The thrilling movie Crouching Tiger, Hidden Dragon blew me away in the year 2000. Samurai films? All over it. But wuxia, the historical genre that combines martial arts with flights of fantasy? Not only had I never seen such a film (or book or TV show), I didn’t even know the genre existed.
I wanted more, right away. So I dove into the genre that Crouching Tiger celebrated. I also ran to the library so I could read the classic novels by Wang Dulu on which Ang Lee based the film.
No such luck. They weren’t available in English. And despite the movie’s record-breaking box office all over the world, they still aren’t. Come to think of it, I also couldn’t find decent translations of any stories about the Monkey King, a character as beloved and familiar in the East as Robin Hood is in the West.
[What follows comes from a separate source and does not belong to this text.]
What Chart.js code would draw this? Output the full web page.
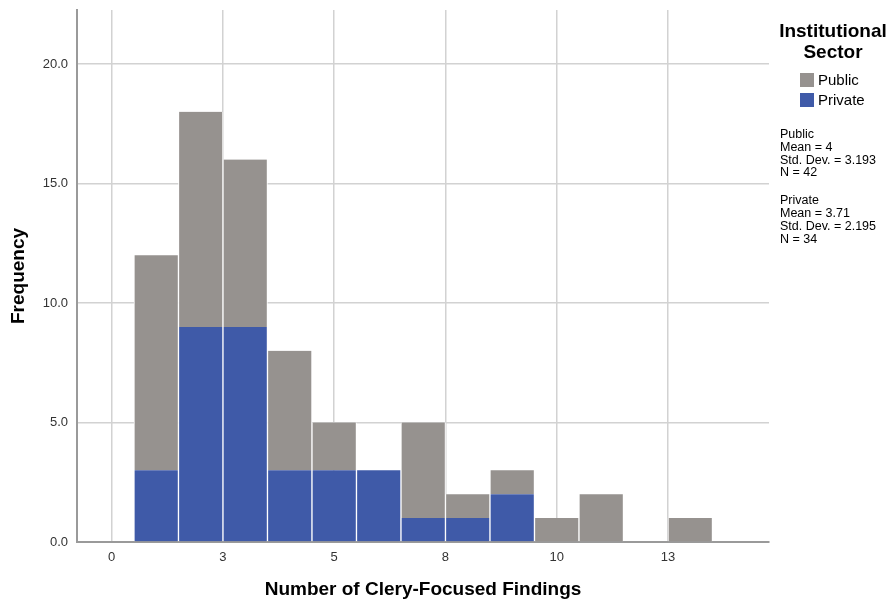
<!DOCTYPE html>
<html>
<head>
<meta charset="utf-8">
<title>Clery-Focused Findings</title>
<script src="https://cdn.jsdelivr.net/npm/chart.js@4.4.1/dist/chart.umd.min.js"></script>
<style>
  html, body { margin: 0; padding: 0; background: #fff; }
  #wrap { position: relative; width: 890px; height: 602px; font-family: "Liberation Sans", Arial, sans-serif; color: #000; }
  #legend { position: absolute; left: 770px; top: 20px; width: 126px; }
  #legend .ttl { font-weight: bold; font-size: 19px; line-height: 21px; text-align: center; }
  #legend .item { position: relative; font-size: 15px; line-height: 20px; margin-left: 30px; padding-left: 18px; }
  #legend .item span { position: absolute; left: 0; top: 3px; width: 14px; height: 14px; }
  #stats { position: absolute; left: 780px; top: 128px; font-size: 12.5px; line-height: 12.8px; }
  #stats p { margin: 0 0 15px 0; }
</style>
</head>
<body>
<div id="wrap">
  <canvas id="hist" width="890" height="602"></canvas>
  <div id="legend">
    <div class="ttl">Institutional<br>Sector</div>
    <div style="height:8px"></div>
    <div class="item"><span style="background:#96928f"></span>Public</div>
    <div class="item"><span style="background:#3f5aa8"></span>Private</div>
  </div>
  <div id="stats">
    <p>Public<br>Mean = 4<br>Std. Dev. = 3.193<br>N = 42</p>
    <p>Private<br>Mean = 3.71<br>Std. Dev. = 2.195<br>N = 34</p>
  </div>
</div>
<script>
// number of findings (bin centres)
const findings = [1, 2, 3, 4, 5, 6, 7, 8, 9, 10, 11, 12, 13];
// frequencies per sector
const privateCounts = [3, 9, 9, 3, 3, 3, 1, 1, 2, 0, 0, 0, 0];
const publicCounts  = [9, 9, 7, 5, 2, 0, 4, 1, 1, 1, 2, 0, 1];

const xTickValues = [0, 2.5, 5, 7.5, 10, 12.5];
const yTickValues = [0, 5, 10, 15, 20];

const barBorder = { left: 1, right: 1, top: 0, bottom: 0 };

new Chart(document.getElementById('hist'), {
  type: 'bar',
  data: {
    datasets: [
      {
        label: 'Private',
        data: findings.map((f, i) => ({ x: f, y: privateCounts[i] })),
        backgroundColor: '#3f5aa8',
        borderColor: '#ffffff',
        borderWidth: barBorder,
        borderSkipped: false,
        barPercentage: 1,
        categoryPercentage: 1
      },
      {
        label: 'Public',
        data: findings.map((f, i) => ({ x: f, y: publicCounts[i] })),
        backgroundColor: '#96928f',
        borderColor: '#ffffff',
        borderWidth: barBorder,
        borderSkipped: false,
        barPercentage: 1,
        categoryPercentage: 1
      }
    ]
  },
  options: {
    responsive: false,
    animation: false,
    layout: { padding: { top: 10, right: 121, left: 0, bottom: 0 } },
    plugins: { legend: { display: false }, tooltip: { enabled: false } },
    scales: {
      x: {
        type: 'linear',
        stacked: true,
        offset: false,
        min: -0.78,
        max: 14.77,
        afterFit: s => { s.height = 60; s.paddingLeft = 0; s.paddingRight = 0; },
        afterBuildTicks: s => { s.ticks = xTickValues.map(v => ({ value: v })); },
        ticks: {
          padding: 8,
          color: '#333',
          font: { family: 'Liberation Sans', size: 13 },
          callback: v => String(Math.round(v))
        },
        grid: { color: '#d2d2d2', lineWidth: 1.5, drawTicks: false, offset: false },
        border: { color: '#9a9a9a', width: 2 },
        title: {
          display: true,
          text: 'Number of Clery-Focused Findings',
          color: '#000',
          font: { family: 'Liberation Sans', size: 19, weight: 'bold' },
          padding: { top: 0, bottom: 1 }
        }
      },
      y: {
        stacked: true,
        min: 0,
        max: 22.26,
        afterFit: s => { s.width = 77; s.paddingTop = 0; s.paddingBottom = 0; },
        afterBuildTicks: s => { s.ticks = yTickValues.map(v => ({ value: v })); },
        ticks: {
          padding: 9,
          color: '#333',
          font: { family: 'Liberation Sans', size: 13 },
          callback: v => v.toFixed(1)
        },
        grid: { color: '#d2d2d2', lineWidth: 1.5, drawTicks: false },
        border: { color: '#9a9a9a', width: 2 },
        title: {
          display: true,
          text: 'Frequency',
          color: '#000',
          font: { family: 'Liberation Sans', size: 19, weight: 'bold' },
          padding: { top: 7, bottom: 0 }
        }
      }
    }
  }
});
</script>
</body>
</html>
And the more titles I wrote down, the more one author’s name appeared again and again: Jin Yong. When Jin died last October at the age of 94, Western media outlets tossed out names like Harry Potter and Star Wars to capture how beloved and well known his stories are throughout Asia.
Jin wrote a string of classic adventures, serializing them in newspapers like Charles Dickens and then collecting them in books. He’s sold 300 million copies worldwide. People have adapted his stories again and again into movies and TV shows and comics. In short, he’s the Chinese J.R.R. Tolkien.
Well, not quite. Yes, Jin’s novels have a modest dose of fantasy. But they’re rooted in this world, so a much better comparison is Alexandre Dumas, who knew a thing or two about thrilling adventures. So think of A Hero Born as a Chinese Three Musketeers more than a Chinese Lord Of The Rings.